Israeli fixed line incumbent Bezeq has released its financial results for the three months ended 30 September 2011, revealing a 6.5% year-on-year drop in net profit on the back of a 3.8% drop in turnover. In the third quarter of its financial year Bezeq posted a net income of ILS550 million (USD148 million), down from ILS588 million in the same period a year earlier, with the company claiming that the decline stemmed ‘mainly from higher finance expenses due to, inter alia, increased debt’.

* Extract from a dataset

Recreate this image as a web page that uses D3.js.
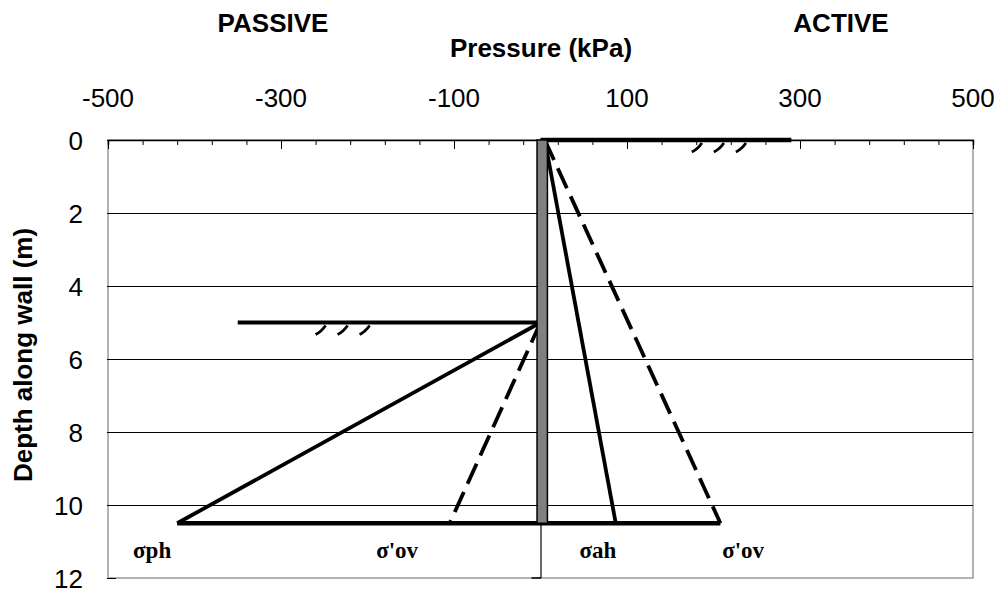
<!DOCTYPE html>
<html><head><meta charset="utf-8">
<script src="https://cdn.jsdelivr.net/npm/d3@7"></script>
<style>body{margin:0;background:#fff}svg{display:block}</style>
</head><body>
<script>
// ---- data ----
const xTicks = [-500, -300, -100, 100, 300, 500];
const yTicks = [0, 2, 4, 6, 8, 10, 12];
const wallBottom = 10.5;           // m
const passiveGround = 5;           // m
const passiveGroundExtent = -350;  // kPa
const activeGroundExtent = 290;    // kPa
// pressure lines: [pressure kPa, depth m]
const sigmaPh   = [[0, 5], [-420, 10.5]];
const sigmaOvP  = [[0, 5], [-105, 10.5]];
const sigmaAh   = [[5, 0], [87, 10.5]];
const sigmaOvA  = [[5, 0], [208, 10.5]];
const baseLine  = [[-420, 10.5], [208, 10.5]];
const labels = [
  {t: "σph", p: -471}, {t: "σ'ov", p: -190}, {t: "σah", p: 45}, {t: "σ'ov", p: 210}
];

const W = 998, H = 594;
const svg = d3.select("body").append("svg").attr("width", W).attr("height", H);
const x = d3.scaleLinear().domain([-500, 500]).range([108, 973]);
const y = d3.scaleLinear().domain([0, 12]).range([140, 578]);
const sans = "Liberation Sans, Arial, sans-serif";

// borders
svg.append("rect").attr("x", x(-500)).attr("y", y(0)).attr("width", x(500) - x(-500)).attr("height", y(12) - y(0))
  .attr("fill", "none").attr("stroke", "#999").attr("stroke-width", 1.5);

// gridlines
svg.append("g").selectAll("line").data([2, 4, 6, 8, 10]).join("line")
  .attr("x1", x(-500)).attr("x2", x(500)).attr("y1", d => y(d) + 0.5).attr("y2", d => y(d) + 0.5)
  .attr("stroke", "#000").attr("stroke-width", 1);

// top axis
const topAxis = d3.axisTop(x).tickValues(d3.range(-500, 501, 40)).tickSize(-5).tickFormat("");
const gTop = svg.append("g").attr("transform", `translate(0,${y(0)})`).call(topAxis);
gTop.select(".domain").attr("stroke", "#000").attr("stroke-width", 1.5);
gTop.selectAll(".tick line").attr("stroke", "#000");
svg.append("g").selectAll("line").data(xTicks).join("line")
  .attr("x1", d => x(d) + 0.5).attr("x2", d => x(d) + 0.5).attr("y1", y(0)).attr("y2", y(0) + 9)
  .attr("stroke", "#000");
svg.append("g").selectAll("text").data(xTicks).join("text")
  .attr("x", d => x(d)).attr("y", 107).attr("text-anchor", "middle")
  .attr("font-family", sans).attr("font-size", 26).text(d => d);

// left axis labels
svg.append("g").selectAll("text").data(yTicks).join("text")
  .attr("x", 83).attr("y", d => y(d) + 10).attr("text-anchor", "end")
  .attr("font-family", sans).attr("font-size", 26).text(d => d);
svg.append("g").selectAll("line").data(yTicks).join("line")
  .attr("x1", x(-500) - 1).attr("x2", x(-500) + 8).attr("y1", d => y(d) + 0.5).attr("y2", d => y(d) + 0.5)
  .attr("stroke", "#000");

// titles
svg.append("text").attr("x", 273).attr("y", 32).attr("text-anchor", "middle").attr("font-family", sans)
  .attr("font-weight", "bold").attr("font-size", 26).text("PASSIVE");
svg.append("text").attr("x", 841).attr("y", 32).attr("text-anchor", "middle").attr("font-family", sans)
  .attr("font-weight", "bold").attr("font-size", 26).text("ACTIVE");
svg.append("text").attr("x", 541).attr("y", 57).attr("text-anchor", "middle").attr("font-family", sans)
  .attr("font-weight", "bold").attr("font-size", 26).text("Pressure (kPa)");
svg.append("text").attr("transform", `translate(32,355) rotate(-90)`)
  .attr("text-anchor", "middle").attr("font-family", sans).attr("font-weight", "bold").attr("font-size", 26)
  .text("Depth along wall (m)");

// vertical axis line below wall
svg.append("line").attr("x1", x(0) + 0.5).attr("x2", x(0) + 0.5).attr("y1", y(wallBottom)).attr("y2", y(12))
  .attr("stroke", "#000").attr("stroke-width", 1.2);
svg.append("line").attr("x1", x(0) - 9).attr("x2", x(0) + 0.5).attr("y1", y(12)).attr("y2", y(12))
  .attr("stroke", "#000").attr("stroke-width", 1.5);

const line = d3.line().x(d => x(d[0])).y(d => y(d[1]));
function draw(data, dash, w) {
  svg.append("path").datum(data).attr("d", line).attr("fill", "none").attr("stroke", "#000")
    .attr("stroke-width", w || 3.8).attr("stroke-dasharray", dash || null);
}
draw(baseLine, null, 4.5);
draw(sigmaPh);
draw(sigmaOvP, "22,9");
draw(sigmaAh);
draw(sigmaOvA, "22,9");

// ground lines
draw([[0, passiveGround], [passiveGroundExtent, passiveGround]], null, 4);
draw([[0, 0], [activeGroundExtent, 0]], null, 4.5);

// hatches
function hatches(p0, depth, n) {
  for (let i = 0; i < n; i++) {
    const cx = x(p0) + i * 22;
    svg.append("path")
      .attr("d", `M${cx},${y(depth) + 12} Q${cx + 6},${y(depth) + 9} ${cx + 10},${y(depth) + 3}`)
      .attr("fill", "none").attr("stroke", "#000").attr("stroke-width", 2.8);
  }
}
hatches(-260, passiveGround, 3);
hatches(175, 0, 3);

// wall
svg.append("rect").attr("x", x(-4)).attr("y", y(0)).attr("width", x(8) - x(-4)).attr("height", y(wallBottom) - y(0))
  .attr("fill", "#808080").attr("stroke", "#000").attr("stroke-width", 1.5);

// labels
svg.append("g").selectAll("text").data(labels).join("text")
  .attr("x", d => x(d.p)).attr("y", 558)
  .attr("font-family", "Liberation Serif, Times New Roman, serif").attr("font-weight", "bold").attr("font-size", 23)
  .text(d => d.t);
</script>
</body></html>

Consolidated turnover for the three month period stood at ILS2.92 billion, down from ILS3.03 billion in 3Q10, with Bezeq noting that revenues from both its fixed line operations and from its mobile subsidiary, Pelephone, had been adversely affected by lower mobile termination rates (MTRs) that were introduced at the start of the year. Fixed line revenues in 3Q11 were ILS1.19 billion, down 10.4% y-o-y, although Bezeq claimed that excluding the impact of lower interconnection fees from both periods, turnover in 3Q11 was similar to the year-ago period with increased revenues from internet, data communications and transmission services offsetting continued declines in fixed voice revenues. Total mobile revenues totalled ILS1.42 billion in the three month period under review, down 1.5% from the ILS1.44 billion reported in 3Q10, although Bezeq noted that Pelephone’s service revenues tumbled by 21.1% y-o-y to ILS914 million; after adjustment for the reduction in MTRs, Pelephone’s service revenues fell by 4.3% y-o-y. The company claimed that the decline in mobile service revenue was, in part, the result of lower tariffs introduced in the wake of intensifying competition in the Israeli mobile sector.

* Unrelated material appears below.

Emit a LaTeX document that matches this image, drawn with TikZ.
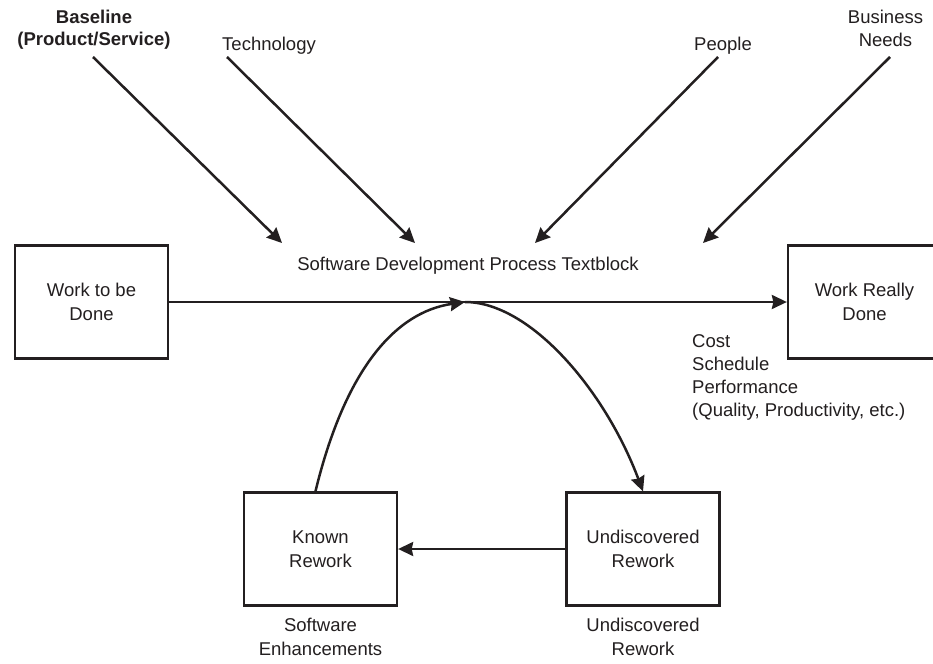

Consolidated earnings before interest, tax, depreciation and amortisation (EBITDA) meanwhile stood at ILS1.30 billion, down 2.1% from the ILS1.33 billion recorded in the same period a year earlier.

In operational terms, at the end of September 2011 Bezeq’s fixed voice accesses totalled 2.34 million, down 1.7% year-on-year, while high speed internet subscriber numbers reached 1.10 million, up from 1.06 million a year earlier. Pelephone meanwhile saw a 3.8% annual rise in total subscribers, with the cellco reporting a customer base of 2.93 million at end-September 2011, of which 1.76 million were classified as taking 3G services.

Commenting on the results, Alan Gelman, Chief Financial Officer and Deputy CEO of Bezeq, noted: ‘Our results for the current quarter were influenced by challenges associated with navigating a competitive market environment as well as a dynamic regulatory landscape. Revenues from our fixed line operations and cellular services were adversely affected by the regulatory reduction of mobile termination rates to the cellular networks which commenced 1 January of this year. Significant growth in revenues from the sale of cellular terminal equipment at Pelephone, along with continued growth in revenues from Internet and data services at Bezeq Fixed-line and Bezeq International, helped mitigate those trends. Our operating profit and EBITDA showed moderate declines that stem mainly from the effects of more intense competition in the cellular market.’